Constitutionally Right

The only way to predict the future is to create it.

Location: Yardley, PA (Bucks County), United States

Tuesday, June 14, 2011

The Making of a Marine - Philly Burbs

I usually feel a bit awkward when thanked for my military service since I gained a lot more from my 4+ years as a full-time Marine than I contributed. I always had very high goals and a lot of motivation, but just didn’t have the discipline and direction to make much of anything happen. The missing elements were provided courtesy of the United States Marine Corps which I’d like to explain so that others might benefit.
I would go to great lengths to get to the starting line only to fall flat on the first hurdle. The best example of this was making the cut for my college wrestling team probably as an experiment to see what can be made from raw untested desire to succeed.

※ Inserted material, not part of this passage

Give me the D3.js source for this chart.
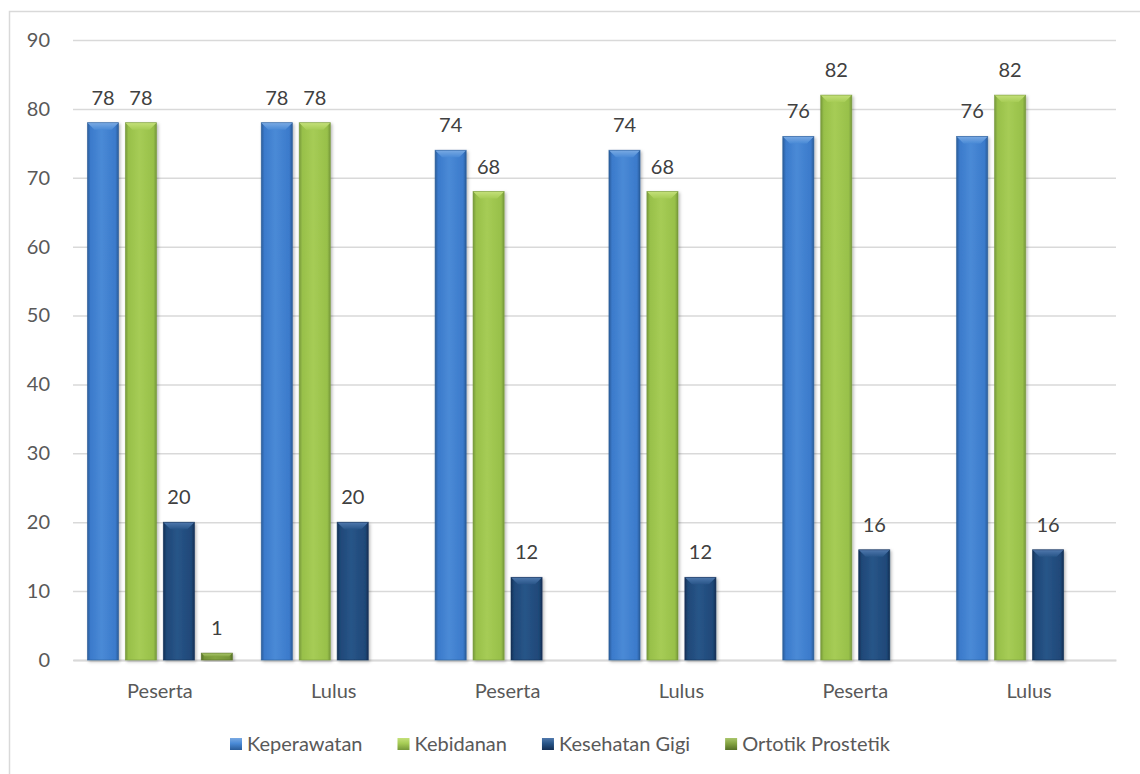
<!DOCTYPE html>
<html>
<head>
<meta charset="utf-8">
<script src="https://cdn.jsdelivr.net/npm/d3@7"></script>
<style>
  html, body { margin: 0; padding: 0; background: #fff; }
  svg { display: block; }
  text { font-family: Lato, "Open Sans", sans-serif; }
</style>
</head>
<body>
<svg id="chart" width="1140" height="774"></svg>
<script>
// Category labels along the x axis
const categories = ["Peserta", "Lulus", "Peserta", "Lulus", "Peserta", "Lulus"];

// Series names and values (null = no bar)
const seriesNames = ["Keperawatan", "Kebidanan", "Kesehatan Gigi", "Ortotik Prostetik"];
const keperawatan = [78, 78, 74, 74, 76, 76];
const kebidanan = [78, 78, 68, 68, 82, 82];
const kesehatanGigi = [20, 20, 12, 12, 16, 16];
const ortotikProstetik = [1, null, null, null, null, null];

// Value axis ticks
const yTicks = [0, 10, 20, 30, 40, 50, 60, 70, 80, 90];

const seriesValues = [keperawatan, kebidanan, kesehatanGigi, ortotikProstetik];

// Bevel palette per series: edge, base, light, top highlight
const palette = [
  { edge: "#2a5c99", base: "#3b7acb", light: "#4a8ad6", top: "#7aaae3" },
  { edge: "#76983a", base: "#98c04a", light: "#a6cc55", top: "#c4e07a" },
  { edge: "#142f55", base: "#1f4878", light: "#285588", top: "#5079ad" },
  { edge: "#556f26", base: "#769538", light: "#84a442", top: "#a9c56b" }
];

const svg = d3.select("#chart");
const defs = svg.append("defs");

// Soft drop shadow under each bar
const shadow = defs.append("filter").attr("id", "barShadow")
  .attr("x", "-30%").attr("y", "-10%").attr("width", "160%").attr("height", "130%");
shadow.append("feDropShadow").attr("dx", 1.5).attr("dy", 1.5)
  .attr("stdDeviation", 1.5).attr("flood-color", "#000").attr("flood-opacity", 0.28);

palette.forEach((p, i) => {
  const g = defs.append("linearGradient").attr("id", "face" + i)
    .attr("x1", "0%").attr("x2", "100%").attr("y1", "0%").attr("y2", "0%");
  [[0, p.edge], [0.1, p.base], [0.45, p.light], [0.9, p.base], [1, p.edge]]
    .forEach(([o, c]) => g.append("stop").attr("offset", o).attr("stop-color", c));
  const t = defs.append("linearGradient").attr("id", "top" + i)
    .attr("x1", "0%").attr("x2", "0%").attr("y1", "0%").attr("y2", "100%");
  [[0, p.top], [1, p.light]]
    .forEach(([o, c]) => t.append("stop").attr("offset", o).attr("stop-color", c));
  const s = defs.append("linearGradient").attr("id", "sw" + i)
    .attr("x1", "0%").attr("x2", "0%").attr("y1", "0%").attr("y2", "100%");
  [[0, p.top], [0.45, p.light], [1, p.edge]]
    .forEach(([o, c]) => s.append("stop").attr("offset", o).attr("stop-color", c));
});

// Outer chart frame
svg.append("rect")
  .attr("x", 9.5).attr("y", 11.5).attr("width", 1150).attr("height", 800)
  .attr("fill", "none").attr("stroke", "#d9d9d9").attr("stroke-width", 1.5);

const plot = { left: 73, right: 1116, top: 40, bottom: 660 };

const x0 = d3.scaleBand()
  .domain(d3.range(categories.length))
  .range([plot.left, plot.right])
  .padding(0);

const x1 = d3.scaleBand()
  .domain(d3.range(seriesNames.length))
  .range([0, x0.bandwidth()])
  .paddingInner(0.18)
  .paddingOuter(0.38);

const y = d3.scaleLinear().domain([0, 90]).range([plot.bottom, plot.top]);

// Horizontal gridlines and value labels
const yAxis = d3.axisLeft(y).tickValues(yTicks)
  .tickSize(-(plot.right - plot.left)).tickPadding(23).tickFormat(d3.format("d"));
const yG = svg.append("g").attr("transform", `translate(${plot.left},0)`).call(yAxis);
yG.select(".domain").remove();
yG.selectAll(".tick line").attr("stroke", "#d9d9d9").attr("stroke-width", 1.5);
yG.selectAll(".tick text").attr("fill", "#595959").attr("font-size", 20)
  .attr("font-family", "Lato, 'Open Sans', sans-serif");

// Category axis
const xAxis = d3.axisBottom(x0).tickSize(0).tickPadding(24)
  .tickFormat(i => categories[i]);
const xG = svg.append("g").attr("transform", `translate(0,${plot.bottom})`).call(xAxis);
xG.select(".domain").attr("stroke", "#d9d9d9").attr("stroke-width", 2);
xG.selectAll(".tick text").attr("fill", "#595959").attr("font-size", 20)
  .attr("font-family", "Lato, 'Open Sans', sans-serif");

// Bars
const bars = [];
categories.forEach((c, ci) => {
  seriesValues.forEach((vals, si) => {
    if (vals[ci] != null) bars.push({ ci, si, v: vals[ci] });
  });
});

const barG = svg.append("g");
bars.forEach(d => {
  const bx = x0(d.ci) + x1(d.si);
  const bw = x1.bandwidth();
  const by = y(d.v);
  const bh = y(0) - by;
  const b = Math.min(7, bh / 2);
  const g = barG.append("g").attr("filter", "url(#barShadow)");
  g.append("rect").attr("x", bx).attr("y", by).attr("width", bw).attr("height", bh)
    .attr("fill", `url(#face${d.si})`);
  g.append("polygon")
    .attr("points", [[bx, by], [bx + bw, by], [bx + bw - b, by + b], [bx + b, by + b]]
      .map(p => p.join(",")).join(" "))
    .attr("fill", `url(#top${d.si})`);
  g.append("rect").attr("x", bx).attr("y", by).attr("width", bw).attr("height", bh)
    .attr("fill", "none").attr("stroke", palette[d.si].edge).attr("stroke-width", 0.8)
    .attr("stroke-opacity", 0.7);
});

// Value labels above bars
svg.append("g").selectAll("text").data(bars).join("text")
  .attr("x", d => x0(d.ci) + x1(d.si) + x1.bandwidth() / 2)
  .attr("y", d => y(d.v) - 18)
  .attr("text-anchor", "middle")
  .attr("font-size", 20)
  .attr("fill", "#404040")
  .text(d => d.v);

// Legend
const legend = svg.append("g").attr("transform", "translate(230,751)");
let lx = 0;
seriesNames.forEach((name, i) => {
  const item = legend.append("g").attr("transform", `translate(${lx},0)`);
  item.append("rect").attr("x", 0).attr("y", -13).attr("width", 12).attr("height", 12)
    .attr("fill", `url(#sw${i})`);
  const t = item.append("text").attr("x", 17).attr("y", 0)
    .attr("font-size", 20).attr("fill", "#595959").text(name);
  lx += 17 + t.node().getComputedTextLength() + 35;
});
</script>
</body>
</html>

Being surrounded by some serious examples of accomplishment for a few years was my introduction to what it takes, but I eventually discovered that wishful thinking is not good enough. The first step, as explained by one of the finest coaches of all time, is often the most difficult which is being honest with the most important person to be honest with - yourself.
The next challenge was committing to the Marines upon graduation. There was some sort of unexplained desire to serve. My sense was that the greatest challenge and most intensive military experience would come from the Marine Corps.
The initial training ended up having a 40% graduation rate. My class consisted of Ivy League superstars, Olympic level athletes, prior Enlisted Marines who put themselves through college in their spare time and so on. There I was yet again surrounded by greatness, but I wasn’t one of them. The one element that all 40% of us shared was a total commitment to graduation before arriving and the entire training was founded on a thorough internalization of a 100% no-compromise version of integrity.
I met my 2 mentors at Camp Pendleton after over a year of training. The first immediately took me under his wing upon my arrival and berated me until I understood how competence and good humor are an extraordinary combination to lead young Marines with. Some of you might have known Brian Teeple (a fellow Neshaminy Maple Point grad from Levittown). He was the model Marine Officer who didn’t have to ever tell anyone how good he was. His humble presence and positive attitude explained everything.
The second was Gunnery Sergeant Aviu who taught the finer points of Marine Corps leadership to those who observed. He was a massive Hawaiian with a thick accent and medals up to the top of his left shoulder. His record suggested a bit of an anti-authority complex since he seemed to have dropped a few ranks along the way, but further investigation revealed more of an anti-incompetence complex. I learned everything I needed to know from him and promoting him to Master Sergeant was probably my greatest achievement.
Leadership is what defines the Marine Corps. Helping others to do their very best is accomplished by:
- Setting the example
- Keeping your word at all times
- Having the courage to stand up for what’s right especially if you’re the only one doing it
- Doing what’s right especially when no one’s watching
- Being on time
- Getting the job done without being told
- Being friendly and respectful
- Treating EVERYONE equally
- Being enthusiastic and encouraging others to do what they do best
- Being neat and clean
- Sharing unpleasant tasks
- Knowing that you’re doing something wrong if everyone likes you
- Putting the needs of others before your own
- Privately correcting others when they’re wrong
- Helping others when they’re in trouble
- Weighing the facts with good judgment
Two organizations that allow those who haven’t served to do so and for those who have served to continue to do so are The Travis Manion Foundation and the Marine Corps Scholarship Foundation. They can be found at and (and briefly explained on my own blog at ). True leadership transcends the trivial into the realm of what’s really important to us all which is embodied with pure clarity by these organizations and others like them.
I can say with confidence that integrity is much less expensive than the cost of not having any and is certainly a path where you’ll never get lost. I’ve also observed that almost everyone can be afraid of the dark, but it’s a fear of the light that keeps many from reaching their fullest potential. And, without a doubt, the more you appreciate what you have the more you will have to appreciate.
But I think that the most important thing is that it’s our differences that make us what we are as a nation. Our differences are our strength best said by “One nation under God, indivisible, with liberty and justice for all.” And anyone who doesn’t like it can tell it to the Marines.